What to work on
Repeat all the material exactly; pictures stay out of your copy.

===== Given material

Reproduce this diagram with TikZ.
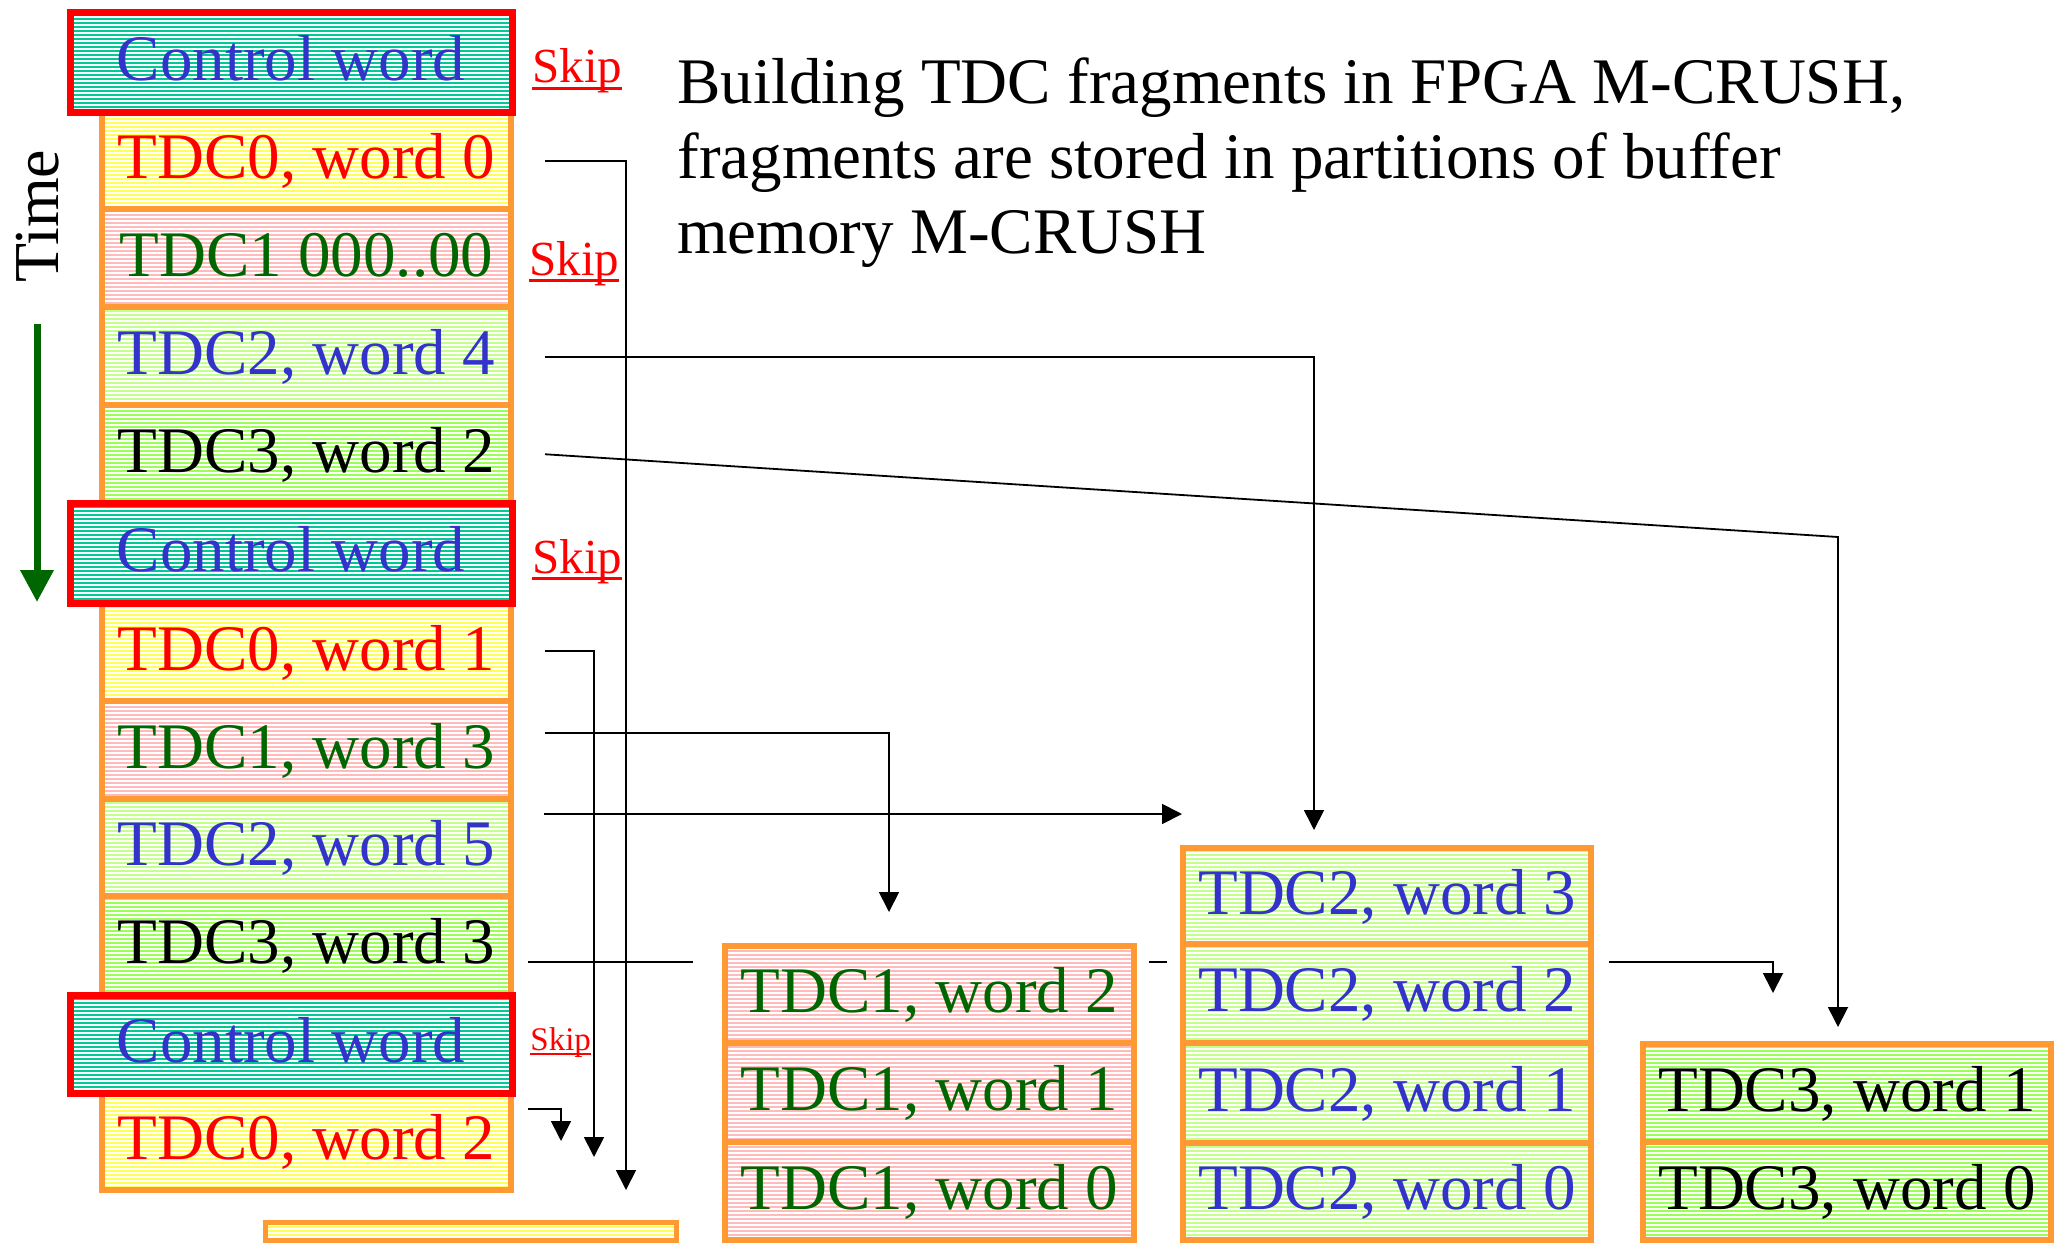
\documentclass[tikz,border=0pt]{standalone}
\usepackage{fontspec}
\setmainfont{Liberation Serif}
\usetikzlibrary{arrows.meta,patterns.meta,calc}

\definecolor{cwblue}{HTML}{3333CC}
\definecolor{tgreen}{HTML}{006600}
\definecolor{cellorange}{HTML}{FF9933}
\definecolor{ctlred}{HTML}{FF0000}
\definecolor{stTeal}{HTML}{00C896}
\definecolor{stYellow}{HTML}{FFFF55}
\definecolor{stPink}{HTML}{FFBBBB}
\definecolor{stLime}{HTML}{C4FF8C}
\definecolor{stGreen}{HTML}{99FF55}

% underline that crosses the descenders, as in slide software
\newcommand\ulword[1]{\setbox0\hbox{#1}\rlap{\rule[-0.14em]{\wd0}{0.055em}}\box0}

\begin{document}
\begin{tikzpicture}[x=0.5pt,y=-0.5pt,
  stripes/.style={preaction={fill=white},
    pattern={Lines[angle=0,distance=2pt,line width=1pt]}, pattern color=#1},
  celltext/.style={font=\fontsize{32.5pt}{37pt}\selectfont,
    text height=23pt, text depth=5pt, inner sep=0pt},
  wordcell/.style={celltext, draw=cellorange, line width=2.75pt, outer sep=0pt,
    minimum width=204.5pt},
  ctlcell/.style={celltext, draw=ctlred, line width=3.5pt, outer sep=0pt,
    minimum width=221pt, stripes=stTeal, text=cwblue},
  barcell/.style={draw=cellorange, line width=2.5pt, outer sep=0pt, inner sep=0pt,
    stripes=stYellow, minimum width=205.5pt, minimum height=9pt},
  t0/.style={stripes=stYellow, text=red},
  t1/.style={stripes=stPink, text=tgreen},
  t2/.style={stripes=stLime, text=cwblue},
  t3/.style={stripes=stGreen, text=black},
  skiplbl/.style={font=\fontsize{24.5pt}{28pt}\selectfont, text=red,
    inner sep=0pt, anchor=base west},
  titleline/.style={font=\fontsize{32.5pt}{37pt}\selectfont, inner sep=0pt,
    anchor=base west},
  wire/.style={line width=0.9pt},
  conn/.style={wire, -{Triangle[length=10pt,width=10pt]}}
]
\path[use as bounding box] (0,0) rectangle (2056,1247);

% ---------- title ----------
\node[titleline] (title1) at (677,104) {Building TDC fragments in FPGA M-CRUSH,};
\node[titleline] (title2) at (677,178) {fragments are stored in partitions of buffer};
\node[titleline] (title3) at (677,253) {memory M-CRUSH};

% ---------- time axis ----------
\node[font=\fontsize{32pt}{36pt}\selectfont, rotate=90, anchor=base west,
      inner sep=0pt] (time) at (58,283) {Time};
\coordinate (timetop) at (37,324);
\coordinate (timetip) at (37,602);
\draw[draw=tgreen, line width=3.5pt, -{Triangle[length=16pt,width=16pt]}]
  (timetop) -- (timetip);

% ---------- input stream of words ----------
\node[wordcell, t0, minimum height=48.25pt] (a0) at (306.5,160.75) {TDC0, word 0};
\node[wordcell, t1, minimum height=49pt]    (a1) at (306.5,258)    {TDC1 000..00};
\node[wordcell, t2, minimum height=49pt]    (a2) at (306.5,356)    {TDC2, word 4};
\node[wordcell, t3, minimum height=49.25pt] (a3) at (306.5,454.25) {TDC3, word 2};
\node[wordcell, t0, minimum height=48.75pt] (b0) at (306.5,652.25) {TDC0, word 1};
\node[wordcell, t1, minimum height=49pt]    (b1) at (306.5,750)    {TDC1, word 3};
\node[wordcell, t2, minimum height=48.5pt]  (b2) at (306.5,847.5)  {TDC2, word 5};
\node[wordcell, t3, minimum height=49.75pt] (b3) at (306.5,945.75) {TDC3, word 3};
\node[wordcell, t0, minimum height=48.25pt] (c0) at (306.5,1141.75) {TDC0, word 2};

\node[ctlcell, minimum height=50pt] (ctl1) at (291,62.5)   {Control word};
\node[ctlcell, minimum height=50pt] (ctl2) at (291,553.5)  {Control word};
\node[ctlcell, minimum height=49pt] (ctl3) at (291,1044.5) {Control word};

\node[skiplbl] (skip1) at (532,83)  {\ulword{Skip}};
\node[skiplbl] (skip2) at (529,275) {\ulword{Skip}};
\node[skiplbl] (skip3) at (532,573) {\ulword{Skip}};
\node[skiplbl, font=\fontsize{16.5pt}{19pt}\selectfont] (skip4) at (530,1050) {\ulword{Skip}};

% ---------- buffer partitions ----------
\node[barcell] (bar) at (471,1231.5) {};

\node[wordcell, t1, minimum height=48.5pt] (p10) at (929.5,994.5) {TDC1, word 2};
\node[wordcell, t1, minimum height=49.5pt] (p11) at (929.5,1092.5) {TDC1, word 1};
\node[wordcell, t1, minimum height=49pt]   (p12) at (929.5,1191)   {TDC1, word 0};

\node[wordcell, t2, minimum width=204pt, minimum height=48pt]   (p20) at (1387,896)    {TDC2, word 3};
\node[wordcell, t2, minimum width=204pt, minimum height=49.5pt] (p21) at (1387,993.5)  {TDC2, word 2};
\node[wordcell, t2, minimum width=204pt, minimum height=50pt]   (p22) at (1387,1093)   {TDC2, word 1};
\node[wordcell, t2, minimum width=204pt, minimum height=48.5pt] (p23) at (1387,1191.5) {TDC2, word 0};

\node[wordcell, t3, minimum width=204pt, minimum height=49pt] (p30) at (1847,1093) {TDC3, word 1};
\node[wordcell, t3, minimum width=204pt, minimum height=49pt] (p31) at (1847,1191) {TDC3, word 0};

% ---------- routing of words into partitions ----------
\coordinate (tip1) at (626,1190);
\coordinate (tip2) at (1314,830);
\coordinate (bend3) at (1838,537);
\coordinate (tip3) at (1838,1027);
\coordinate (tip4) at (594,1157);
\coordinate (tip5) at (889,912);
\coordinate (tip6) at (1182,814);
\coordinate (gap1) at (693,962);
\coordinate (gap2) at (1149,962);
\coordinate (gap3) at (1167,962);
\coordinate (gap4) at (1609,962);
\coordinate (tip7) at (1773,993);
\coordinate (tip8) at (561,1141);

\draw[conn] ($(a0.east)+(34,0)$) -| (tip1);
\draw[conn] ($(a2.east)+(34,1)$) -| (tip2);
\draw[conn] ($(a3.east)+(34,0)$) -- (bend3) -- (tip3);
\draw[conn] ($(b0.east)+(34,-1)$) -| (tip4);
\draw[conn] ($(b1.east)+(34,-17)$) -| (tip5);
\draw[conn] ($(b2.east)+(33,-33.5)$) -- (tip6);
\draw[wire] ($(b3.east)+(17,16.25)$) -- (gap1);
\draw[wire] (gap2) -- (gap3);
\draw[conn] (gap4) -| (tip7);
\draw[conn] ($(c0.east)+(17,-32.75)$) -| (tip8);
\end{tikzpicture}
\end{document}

==========

Completed task
Reproduce this diagram with TikZ.
\documentclass[tikz,border=0pt]{standalone}
\usepackage{fontspec}
\setmainfont{Liberation Serif}
\usetikzlibrary{arrows.meta,patterns.meta,calc}

\definecolor{cwblue}{HTML}{3333CC}
\definecolor{tgreen}{HTML}{006600}
\definecolor{cellorange}{HTML}{FF9933}
\definecolor{ctlred}{HTML}{FF0000}
\definecolor{stTeal}{HTML}{00C896}
\definecolor{stYellow}{HTML}{FFFF55}
\definecolor{stPink}{HTML}{FFBBBB}
\definecolor{stLime}{HTML}{C4FF8C}
\definecolor{stGreen}{HTML}{99FF55}

% underline that crosses the descenders, as in slide software
\newcommand\ulword[1]{\setbox0\hbox{#1}\rlap{\rule[-0.14em]{\wd0}{0.055em}}\box0}

\begin{document}
\begin{tikzpicture}[x=0.5pt,y=-0.5pt,
  stripes/.style={preaction={fill=white},
    pattern={Lines[angle=0,distance=2pt,line width=1pt]}, pattern color=#1},
  celltext/.style={font=\fontsize{32.5pt}{37pt}\selectfont,
    text height=23pt, text depth=5pt, inner sep=0pt},
  wordcell/.style={celltext, draw=cellorange, line width=2.75pt, outer sep=0pt,
    minimum width=204.5pt},
  ctlcell/.style={celltext, draw=ctlred, line width=3.5pt, outer sep=0pt,
    minimum width=221pt, stripes=stTeal, text=cwblue},
  barcell/.style={draw=cellorange, line width=2.5pt, outer sep=0pt, inner sep=0pt,
    stripes=stYellow, minimum width=205.5pt, minimum height=9pt},
  t0/.style={stripes=stYellow, text=red},
  t1/.style={stripes=stPink, text=tgreen},
  t2/.style={stripes=stLime, text=cwblue},
  t3/.style={stripes=stGreen, text=black},
  skiplbl/.style={font=\fontsize{24.5pt}{28pt}\selectfont, text=red,
    inner sep=0pt, anchor=base west},
  titleline/.style={font=\fontsize{32.5pt}{37pt}\selectfont, inner sep=0pt,
    anchor=base west},
  wire/.style={line width=0.9pt},
  conn/.style={wire, -{Triangle[length=10pt,width=10pt]}}
]
\path[use as bounding box] (0,0) rectangle (2056,1247);

% ---------- title ----------
\node[titleline] (title1) at (677,104) {Building TDC fragments in FPGA M-CRUSH,};
\node[titleline] (title2) at (677,178) {fragments are stored in partitions of buffer};
\node[titleline] (title3) at (677,253) {memory M-CRUSH};

% ---------- time axis ----------
\node[font=\fontsize{32pt}{36pt}\selectfont, rotate=90, anchor=base west,
      inner sep=0pt] (time) at (58,283) {Time};
\coordinate (timetop) at (37,324);
\coordinate (timetip) at (37,602);
\draw[draw=tgreen, line width=3.5pt, -{Triangle[length=16pt,width=16pt]}]
  (timetop) -- (timetip);

% ---------- input stream of words ----------
\node[wordcell, t0, minimum height=48.25pt] (a0) at (306.5,160.75) {TDC0, word 0};
\node[wordcell, t1, minimum height=49pt]    (a1) at (306.5,258)    {TDC1 000..00};
\node[wordcell, t2, minimum height=49pt]    (a2) at (306.5,356)    {TDC2, word 4};
\node[wordcell, t3, minimum height=49.25pt] (a3) at (306.5,454.25) {TDC3, word 2};
\node[wordcell, t0, minimum height=48.75pt] (b0) at (306.5,652.25) {TDC0, word 1};
\node[wordcell, t1, minimum height=49pt]    (b1) at (306.5,750)    {TDC1, word 3};
\node[wordcell, t2, minimum height=48.5pt]  (b2) at (306.5,847.5)  {TDC2, word 5};
\node[wordcell, t3, minimum height=49.75pt] (b3) at (306.5,945.75) {TDC3, word 3};
\node[wordcell, t0, minimum height=48.25pt] (c0) at (306.5,1141.75) {TDC0, word 2};

\node[ctlcell, minimum height=50pt] (ctl1) at (291,62.5)   {Control word};
\node[ctlcell, minimum height=50pt] (ctl2) at (291,553.5)  {Control word};
\node[ctlcell, minimum height=49pt] (ctl3) at (291,1044.5) {Control word};

\node[skiplbl] (skip1) at (532,83)  {\ulword{Skip}};
\node[skiplbl] (skip2) at (529,275) {\ulword{Skip}};
\node[skiplbl] (skip3) at (532,573) {\ulword{Skip}};
\node[skiplbl, font=\fontsize{16.5pt}{19pt}\selectfont] (skip4) at (530,1050) {\ulword{Skip}};

% ---------- buffer partitions ----------
\node[barcell] (bar) at (471,1231.5) {};

\node[wordcell, t1, minimum height=48.5pt] (p10) at (929.5,994.5) {TDC1, word 2};
\node[wordcell, t1, minimum height=49.5pt] (p11) at (929.5,1092.5) {TDC1, word 1};
\node[wordcell, t1, minimum height=49pt]   (p12) at (929.5,1191)   {TDC1, word 0};

\node[wordcell, t2, minimum width=204pt, minimum height=48pt]   (p20) at (1387,896)    {TDC2, word 3};
\node[wordcell, t2, minimum width=204pt, minimum height=49.5pt] (p21) at (1387,993.5)  {TDC2, word 2};
\node[wordcell, t2, minimum width=204pt, minimum height=50pt]   (p22) at (1387,1093)   {TDC2, word 1};
\node[wordcell, t2, minimum width=204pt, minimum height=48.5pt] (p23) at (1387,1191.5) {TDC2, word 0};

\node[wordcell, t3, minimum width=204pt, minimum height=49pt] (p30) at (1847,1093) {TDC3, word 1};
\node[wordcell, t3, minimum width=204pt, minimum height=49pt] (p31) at (1847,1191) {TDC3, word 0};

% ---------- routing of words into partitions ----------
\coordinate (tip1) at (626,1190);
\coordinate (tip2) at (1314,830);
\coordinate (bend3) at (1838,537);
\coordinate (tip3) at (1838,1027);
\coordinate (tip4) at (594,1157);
\coordinate (tip5) at (889,912);
\coordinate (tip6) at (1182,814);
\coordinate (gap1) at (693,962);
\coordinate (gap2) at (1149,962);
\coordinate (gap3) at (1167,962);
\coordinate (gap4) at (1609,962);
\coordinate (tip7) at (1773,993);
\coordinate (tip8) at (561,1141);

\draw[conn] ($(a0.east)+(34,0)$) -| (tip1);
\draw[conn] ($(a2.east)+(34,1)$) -| (tip2);
\draw[conn] ($(a3.east)+(34,0)$) -- (bend3) -- (tip3);
\draw[conn] ($(b0.east)+(34,-1)$) -| (tip4);
\draw[conn] ($(b1.east)+(34,-17)$) -| (tip5);
\draw[conn] ($(b2.east)+(33,-33.5)$) -- (tip6);
\draw[wire] ($(b3.east)+(17,16.25)$) -- (gap1);
\draw[wire] (gap2) -- (gap3);
\draw[conn] (gap4) -| (tip7);
\draw[conn] ($(c0.east)+(17,-32.75)$) -| (tip8);
\end{tikzpicture}
\end{document}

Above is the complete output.